Todos teníamos sueños. Yo también los tenía. Y tú. Sueños y planes que existían antes de conocerle, antes de empezar a salir, antes de tomar la decisión de casarte, antes de la casa común, de los niños, de los trabajos, del esfuerzo para llegar a fin de mes, de las lavadoras, la plancha, los días sin final, las extraescolares… ¿Qué quedó de todo aquello? ¿Qué ha sido de tu vida? ¿Qué hay de aquella persona que tenía tan claro lo que quería y que, luego, lo cambió, lo dejó, lo abandonó… para construir un proyecto de dos, un hogar de muchos, una aventura en familia?
Este momento llega. Antes o después. Creo. Llega. Y hay que afrontarlo. El instante en que, tras unos cuantos años juntos, toca parar, rebobinar y recordar por qué sigues junto a él, junto a ella. Toca responder a por qué la sigues queriendo, a por qué te sigue gustando, a por qué sigue teniendo sentido el proyecto que nació unos cuantos años atrás. Toca enfrentarse a las rutinas, a las costumbres, al desgaste, a la madurez, a las arrugas, al cansancio… y, sobre todo, a la sensación que puede llegar de si ha valido la pena haber sacrificado todo aquello que un día decidiste dejar de lado.

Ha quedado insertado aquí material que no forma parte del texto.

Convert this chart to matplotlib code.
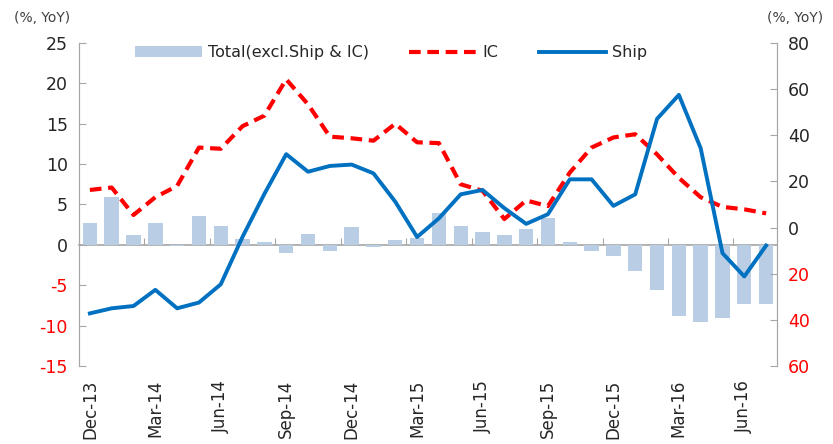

La vida en común, el matrimonio, es una apuesta de largo recorrido. Puede decirse que nunca está hecho del todo y que la madurez se va consiguiendo si juntos vamos afrontando las diferentes etapas que vamos atravesando. Construir nunca es fácil. Cansa. Deja herida. Desgasta. A veces puede hasta hacernos olvidar quién somos realmente. Y esa pregunta puede volver en cualquier momento, sobre todo pasados unos cuantos años, cuando vemos que ya entramos en una edad madura y el tiempo de los sueños y los proyectos se nos puede ir terminando. Mirarnos al espejo y acoger todo lo que vemos y somos y ser capaz de mirar atrás y reconocer, sin angustia, que toda apuesta exige dejar y abandonar para ganar algo distinto. Mirarnos al espejo y enfrentarte a la sensación de que has dado tanto a otros… que te has perdido tu vida. Espejo de tentación.
Afrontar este momento con serenidad es importante. Afrontarlo juntos. Mirarnos como pareja. Ser sinceros y darnos cuenta de aquello que nos gustaba hacer y decirnos y que hemos dejado de hacer y de decir porque el día a día nos ha podido, porque nos hemos creído padres antes que esposos, trabajadores antes que pareja, equipo antes que amantes. Es la oportunidad de estar orgullosos de todo lo levantado, de los hijos educados, de lo conseguido juntos… y no quedarse ahí. Es la oportunidad de abrir las ventanas, de poner alta la música, de volver a bailar, de retornar al detalle, al susurro, a la caricia, al cuidado máximo del otro. Mirar atrás sin melancolía, respirar sólo para coger aire y continuar. Centrarnos en los pilares y en la fuerza de un amor que, sabemos, no siempre viste todo de rosa. También hay cruz en el amor, y sufrimiento, y eso es parte de lo maravilloso de todo esto.
Muchos matrimonios se acaban aquí, en el precipicio de estas preguntas que tanto aterran. Aterra la duda, aterra el miedo, aterra lo que no acaba de ir bien, aterran las expectativas no cumplidas y los sueños no realizados… Aquí muchos deciden arremangarse y luchar juntos. Otros, por contra, se rinden y abandonan. Algunos deciden volver a echar leña a un fuego que se ha venido a menos y otros deciden lamentarse por cómo se ha ido apagando la hoguera.
No nos equivoquemos. No es mejor el matrimonio que no tiene dudas, que no afronta dificultades, desilusiones y desalientos. El mejor matrimonio es, al final, el que se agarra al compromiso que un día, frente al altar o frente a un juzgado, se forjó en dos personas decididas a quererse y a cuidarse mutuamente, hasta el final.